İleri teknoloji politikaları alanında güncel gelişmelere baktığımızda ise geçen haftalarda Yüksek Planlama Kurulu tarafından duyurulan Kamu-Üniversite-Sanayi İşbirliği (KÜSİ) Stratejisi ve Eylem Planı‘nı görmekteyiz. KÜSİ’nin vizyonu “kamu-üniversite-sanayi işbirliğini en üst düzeyde uygulayarak, Türkiye’yi yüksek teknoloji üssü haline getirmek” olarak belirlenmiş. Bu planın Fatma Semiz’in üzerinde durduğu sorunlara çözüm olması temennisinde bulunmaktayım.
Yazıyı hazırlarken, AKP’nin seçim döneminde kullandığı ve ileri teknoloji alanında 12 yıldır yaşanan gelişmelere yer verdiği bir kaynağa da denk geldim. Hazırlanan liste kalabalık gözüküyor, fakat listede hazır giyim ve tekstil sektörleri başta olmak üzere ileri teknoloji ürünleri kapsamına girmeyen bazı sektörlere yer verilmesinin beni düşündürdüğünü söylemekle yetineceğim. Ne yapılmış ve ne yapılıyor diye merak eden arkadaşlarımızın listeye göz atmalarını öneririm.

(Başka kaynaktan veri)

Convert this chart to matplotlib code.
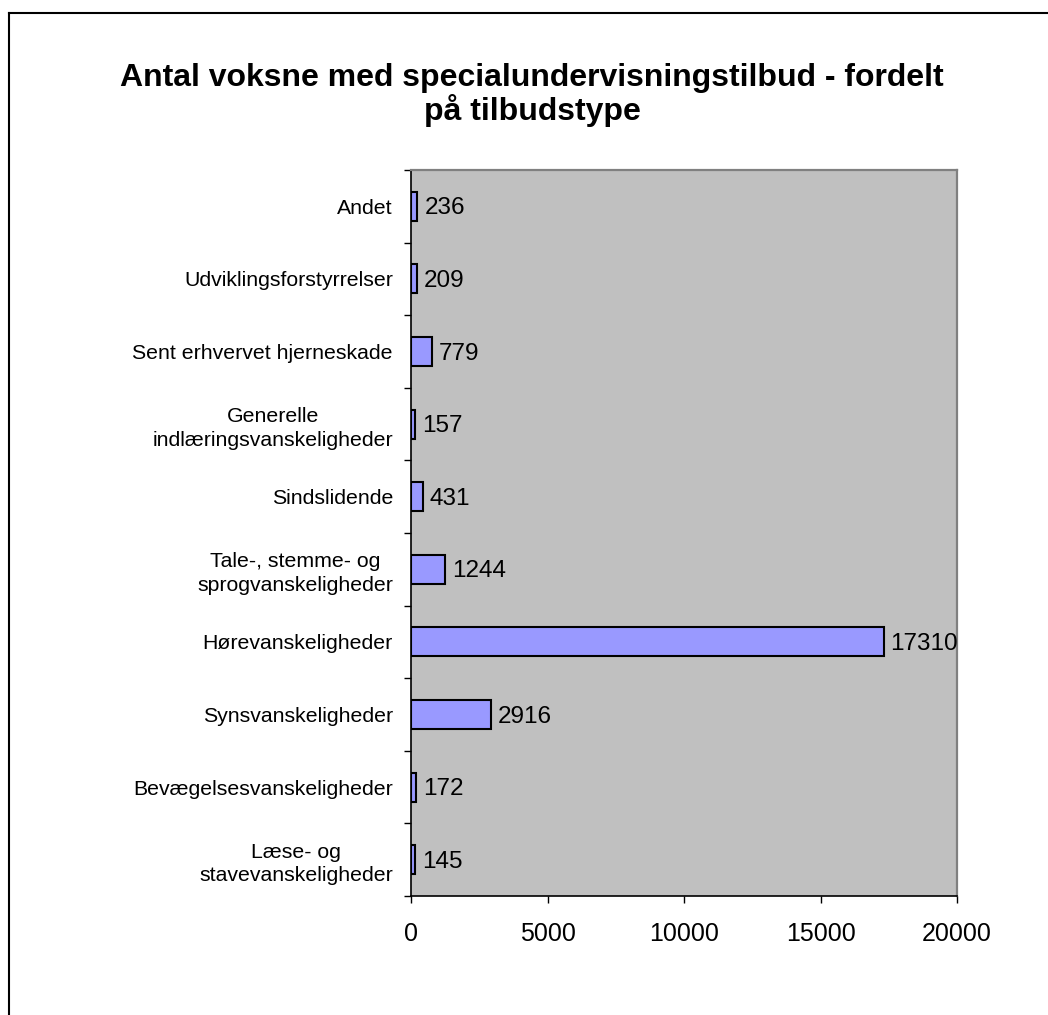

Yazımı Emin Çapa’nın geçenlerde yaptığı TEDx konuşmasını izlemeniz tavsiyesinde bulunarak bitiriyorum. CNN Türk ekonomi müdürü olan Emin Çapa, bilim ve teknoloji alanına olan ilgisini ve birikimini iktisatla harmanlayarak eğlenceli bir sunum ortaya koymuş. Emin Çapa’nın konuşması, konuyu ele alış şekli ve verdiği istatistiklerle hem kendi farkındalığımızı hem de toplum genelinde bu konudaki bilinci arttırmak açısından güzel bir kaynak niteliğinde.